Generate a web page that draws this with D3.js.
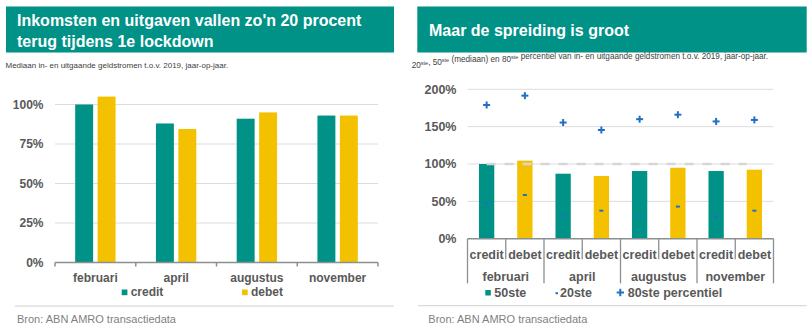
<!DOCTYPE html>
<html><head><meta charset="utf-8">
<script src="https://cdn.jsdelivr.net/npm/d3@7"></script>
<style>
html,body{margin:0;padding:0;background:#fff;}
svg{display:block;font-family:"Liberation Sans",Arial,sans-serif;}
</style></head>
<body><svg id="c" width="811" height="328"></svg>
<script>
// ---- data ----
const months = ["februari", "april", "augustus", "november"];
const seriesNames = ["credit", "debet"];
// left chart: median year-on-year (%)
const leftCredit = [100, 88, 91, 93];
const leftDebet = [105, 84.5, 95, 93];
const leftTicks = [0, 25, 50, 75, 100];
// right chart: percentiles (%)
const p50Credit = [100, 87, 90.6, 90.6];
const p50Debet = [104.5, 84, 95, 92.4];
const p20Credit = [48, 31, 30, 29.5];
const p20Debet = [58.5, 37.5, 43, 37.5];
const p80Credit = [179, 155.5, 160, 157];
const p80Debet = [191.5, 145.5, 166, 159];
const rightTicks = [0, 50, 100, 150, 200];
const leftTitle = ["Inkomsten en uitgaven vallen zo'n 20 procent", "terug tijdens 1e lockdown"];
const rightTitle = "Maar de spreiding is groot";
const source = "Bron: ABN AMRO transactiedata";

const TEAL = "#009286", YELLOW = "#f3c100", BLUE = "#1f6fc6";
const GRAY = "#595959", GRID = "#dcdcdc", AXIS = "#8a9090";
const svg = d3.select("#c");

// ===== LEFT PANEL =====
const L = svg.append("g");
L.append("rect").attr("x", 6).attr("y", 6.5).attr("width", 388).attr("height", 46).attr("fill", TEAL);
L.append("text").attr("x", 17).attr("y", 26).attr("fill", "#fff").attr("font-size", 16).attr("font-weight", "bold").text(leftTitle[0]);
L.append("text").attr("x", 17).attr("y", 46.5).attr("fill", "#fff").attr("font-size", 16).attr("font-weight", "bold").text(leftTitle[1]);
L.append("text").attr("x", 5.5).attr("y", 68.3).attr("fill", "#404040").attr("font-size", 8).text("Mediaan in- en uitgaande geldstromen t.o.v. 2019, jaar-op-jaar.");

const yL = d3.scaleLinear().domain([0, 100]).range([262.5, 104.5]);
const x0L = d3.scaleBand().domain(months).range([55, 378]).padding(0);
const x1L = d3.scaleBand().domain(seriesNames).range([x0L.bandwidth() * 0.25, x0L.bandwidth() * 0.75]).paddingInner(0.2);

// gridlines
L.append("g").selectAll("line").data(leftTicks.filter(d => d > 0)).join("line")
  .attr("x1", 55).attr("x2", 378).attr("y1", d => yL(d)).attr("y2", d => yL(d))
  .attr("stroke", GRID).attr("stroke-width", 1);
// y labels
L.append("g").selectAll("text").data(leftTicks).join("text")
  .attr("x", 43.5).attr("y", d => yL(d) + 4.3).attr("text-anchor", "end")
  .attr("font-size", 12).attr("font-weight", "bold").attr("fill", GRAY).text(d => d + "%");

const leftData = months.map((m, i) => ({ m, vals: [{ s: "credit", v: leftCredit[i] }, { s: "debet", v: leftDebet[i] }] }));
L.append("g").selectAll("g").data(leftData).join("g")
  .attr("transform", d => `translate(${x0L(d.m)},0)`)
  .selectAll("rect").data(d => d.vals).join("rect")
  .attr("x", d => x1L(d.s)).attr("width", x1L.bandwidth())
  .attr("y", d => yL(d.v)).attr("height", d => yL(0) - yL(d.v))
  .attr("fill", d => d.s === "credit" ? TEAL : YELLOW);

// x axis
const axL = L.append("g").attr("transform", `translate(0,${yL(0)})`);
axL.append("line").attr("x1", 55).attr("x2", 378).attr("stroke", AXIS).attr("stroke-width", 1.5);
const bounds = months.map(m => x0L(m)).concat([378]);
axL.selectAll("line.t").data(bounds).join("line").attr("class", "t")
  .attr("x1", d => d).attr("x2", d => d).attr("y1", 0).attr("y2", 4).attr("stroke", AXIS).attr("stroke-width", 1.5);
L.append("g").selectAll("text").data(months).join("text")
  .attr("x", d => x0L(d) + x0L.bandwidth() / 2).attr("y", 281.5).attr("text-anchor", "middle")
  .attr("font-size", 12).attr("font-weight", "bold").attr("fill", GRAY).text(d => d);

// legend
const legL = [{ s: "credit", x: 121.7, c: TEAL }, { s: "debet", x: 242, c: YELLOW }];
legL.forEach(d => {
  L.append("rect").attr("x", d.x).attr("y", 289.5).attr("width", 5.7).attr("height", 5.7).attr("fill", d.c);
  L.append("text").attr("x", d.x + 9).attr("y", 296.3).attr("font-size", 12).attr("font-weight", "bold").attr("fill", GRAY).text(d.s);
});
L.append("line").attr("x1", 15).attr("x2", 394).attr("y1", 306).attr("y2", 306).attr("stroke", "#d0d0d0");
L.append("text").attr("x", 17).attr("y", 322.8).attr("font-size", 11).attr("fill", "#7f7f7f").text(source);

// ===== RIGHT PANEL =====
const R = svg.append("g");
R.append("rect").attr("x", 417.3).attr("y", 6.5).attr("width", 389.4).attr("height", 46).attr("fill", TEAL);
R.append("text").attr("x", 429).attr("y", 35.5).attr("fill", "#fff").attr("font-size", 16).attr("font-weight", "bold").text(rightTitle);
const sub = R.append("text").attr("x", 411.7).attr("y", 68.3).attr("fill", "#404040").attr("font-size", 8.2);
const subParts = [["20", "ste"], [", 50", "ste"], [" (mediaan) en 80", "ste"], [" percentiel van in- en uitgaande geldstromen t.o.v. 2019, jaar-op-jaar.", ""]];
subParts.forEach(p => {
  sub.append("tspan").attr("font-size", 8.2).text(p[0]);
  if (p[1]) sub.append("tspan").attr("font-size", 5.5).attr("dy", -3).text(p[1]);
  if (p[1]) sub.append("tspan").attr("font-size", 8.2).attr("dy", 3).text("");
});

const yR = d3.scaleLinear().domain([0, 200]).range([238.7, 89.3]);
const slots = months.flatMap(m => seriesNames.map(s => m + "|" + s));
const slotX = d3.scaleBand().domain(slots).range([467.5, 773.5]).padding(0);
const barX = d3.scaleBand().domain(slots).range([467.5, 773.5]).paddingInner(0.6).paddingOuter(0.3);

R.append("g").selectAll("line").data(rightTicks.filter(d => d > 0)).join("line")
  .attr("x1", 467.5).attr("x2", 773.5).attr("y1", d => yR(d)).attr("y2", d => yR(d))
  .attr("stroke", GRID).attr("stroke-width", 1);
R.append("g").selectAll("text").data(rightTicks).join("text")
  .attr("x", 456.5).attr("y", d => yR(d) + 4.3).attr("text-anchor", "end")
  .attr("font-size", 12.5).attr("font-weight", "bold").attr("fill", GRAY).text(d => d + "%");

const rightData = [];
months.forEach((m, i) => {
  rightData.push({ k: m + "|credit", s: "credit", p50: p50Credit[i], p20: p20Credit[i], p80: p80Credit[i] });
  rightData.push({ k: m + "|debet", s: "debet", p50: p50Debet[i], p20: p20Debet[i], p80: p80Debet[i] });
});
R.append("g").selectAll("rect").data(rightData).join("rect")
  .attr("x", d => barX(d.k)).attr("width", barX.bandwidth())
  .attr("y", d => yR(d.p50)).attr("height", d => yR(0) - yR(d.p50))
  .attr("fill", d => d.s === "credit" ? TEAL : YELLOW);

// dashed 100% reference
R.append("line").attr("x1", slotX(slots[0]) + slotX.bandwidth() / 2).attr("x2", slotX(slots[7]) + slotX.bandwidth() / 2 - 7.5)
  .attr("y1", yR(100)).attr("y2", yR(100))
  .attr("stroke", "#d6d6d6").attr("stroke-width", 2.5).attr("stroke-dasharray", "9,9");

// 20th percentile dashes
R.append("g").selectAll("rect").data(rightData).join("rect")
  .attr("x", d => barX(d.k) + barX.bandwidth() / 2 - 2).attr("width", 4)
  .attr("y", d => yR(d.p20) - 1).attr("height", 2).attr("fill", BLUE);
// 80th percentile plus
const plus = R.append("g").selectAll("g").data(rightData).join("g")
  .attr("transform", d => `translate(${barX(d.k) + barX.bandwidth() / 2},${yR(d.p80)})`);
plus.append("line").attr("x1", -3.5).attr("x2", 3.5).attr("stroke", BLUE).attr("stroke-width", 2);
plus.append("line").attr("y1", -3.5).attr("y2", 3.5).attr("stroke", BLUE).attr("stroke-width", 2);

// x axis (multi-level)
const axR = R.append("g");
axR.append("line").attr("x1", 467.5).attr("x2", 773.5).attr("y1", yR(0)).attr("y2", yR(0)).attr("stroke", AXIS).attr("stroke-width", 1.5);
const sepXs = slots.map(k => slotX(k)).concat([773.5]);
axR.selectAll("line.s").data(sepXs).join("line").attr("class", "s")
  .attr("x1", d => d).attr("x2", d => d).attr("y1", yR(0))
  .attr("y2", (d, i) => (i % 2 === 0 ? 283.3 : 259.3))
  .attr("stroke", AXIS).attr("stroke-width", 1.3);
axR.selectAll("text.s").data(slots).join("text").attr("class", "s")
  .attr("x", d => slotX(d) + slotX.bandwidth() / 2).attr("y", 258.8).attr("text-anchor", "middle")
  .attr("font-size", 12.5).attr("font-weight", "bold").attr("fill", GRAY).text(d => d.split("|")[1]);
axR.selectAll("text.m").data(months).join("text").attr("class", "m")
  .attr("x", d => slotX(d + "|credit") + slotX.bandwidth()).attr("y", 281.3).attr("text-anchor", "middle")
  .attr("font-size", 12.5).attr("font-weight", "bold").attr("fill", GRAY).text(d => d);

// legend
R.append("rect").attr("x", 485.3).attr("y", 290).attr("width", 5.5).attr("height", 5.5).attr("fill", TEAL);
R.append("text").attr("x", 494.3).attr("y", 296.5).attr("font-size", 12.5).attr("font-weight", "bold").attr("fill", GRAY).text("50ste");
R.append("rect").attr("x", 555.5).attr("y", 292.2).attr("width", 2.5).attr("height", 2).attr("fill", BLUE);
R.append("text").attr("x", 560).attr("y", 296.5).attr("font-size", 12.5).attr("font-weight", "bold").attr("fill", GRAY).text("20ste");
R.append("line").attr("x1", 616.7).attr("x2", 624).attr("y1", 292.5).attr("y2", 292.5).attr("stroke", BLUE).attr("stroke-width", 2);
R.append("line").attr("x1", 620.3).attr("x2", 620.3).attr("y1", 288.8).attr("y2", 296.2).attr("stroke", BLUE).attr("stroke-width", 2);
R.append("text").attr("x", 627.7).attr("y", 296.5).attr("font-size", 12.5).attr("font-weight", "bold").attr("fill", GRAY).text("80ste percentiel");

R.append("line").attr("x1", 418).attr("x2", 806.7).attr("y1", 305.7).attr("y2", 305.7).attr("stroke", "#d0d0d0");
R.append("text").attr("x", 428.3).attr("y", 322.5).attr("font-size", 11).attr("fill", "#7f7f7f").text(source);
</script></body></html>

#### EXERCISE OBJECTIVE:
With all pictures left out, please transcribe exactly the lines from the start of the material through the line with "x0L.bandwidth() * 0.75]).paddingInner(0.2);".

#### EXERCISE RESPONSE:
Generate a web page that draws this with D3.js.
<!DOCTYPE html>
<html><head><meta charset="utf-8">
<script src="https://cdn.jsdelivr.net/npm/d3@7"></script>
<style>
html,body{margin:0;padding:0;background:#fff;}
svg{display:block;font-family:"Liberation Sans",Arial,sans-serif;}
</style></head>
<body><svg id="c" width="811" height="328"></svg>
<script>
// ---- data ----
const months = ["februari", "april", "augustus", "november"];
const seriesNames = ["credit", "debet"];
// left chart: median year-on-year (%)
const leftCredit = [100, 88, 91, 93];
const leftDebet = [105, 84.5, 95, 93];
const leftTicks = [0, 25, 50, 75, 100];
// right chart: percentiles (%)
const p50Credit = [100, 87, 90.6, 90.6];
const p50Debet = [104.5, 84, 95, 92.4];
const p20Credit = [48, 31, 30, 29.5];
const p20Debet = [58.5, 37.5, 43, 37.5];
const p80Credit = [179, 155.5, 160, 157];
const p80Debet = [191.5, 145.5, 166, 159];
const rightTicks = [0, 50, 100, 150, 200];
const leftTitle = ["Inkomsten en uitgaven vallen zo'n 20 procent", "terug tijdens 1e lockdown"];
const rightTitle = "Maar de spreiding is groot";
const source = "Bron: ABN AMRO transactiedata";

const TEAL = "#009286", YELLOW = "#f3c100", BLUE = "#1f6fc6";
const GRAY = "#595959", GRID = "#dcdcdc", AXIS = "#8a9090";
const svg = d3.select("#c");

// ===== LEFT PANEL =====
const L = svg.append("g");
L.append("rect").attr("x", 6).attr("y", 6.5).attr("width", 388).attr("height", 46).attr("fill", TEAL);
L.append("text").attr("x", 17).attr("y", 26).attr("fill", "#fff").attr("font-size", 16).attr("font-weight", "bold").text(leftTitle[0]);
L.append("text").attr("x", 17).attr("y", 46.5).attr("fill", "#fff").attr("font-size", 16).attr("font-weight", "bold").text(leftTitle[1]);
L.append("text").attr("x", 5.5).attr("y", 68.3).attr("fill", "#404040").attr("font-size", 8).text("Mediaan in- en uitgaande geldstromen t.o.v. 2019, jaar-op-jaar.");

const yL = d3.scaleLinear().domain([0, 100]).range([262.5, 104.5]);
const x0L = d3.scaleBand().domain(months).range([55, 378]).padding(0);
const x1L = d3.scaleBand().domain(seriesNames).range([x0L.bandwidth() * 0.25, x0L.bandwidth() * 0.75]).paddingInner(0.2);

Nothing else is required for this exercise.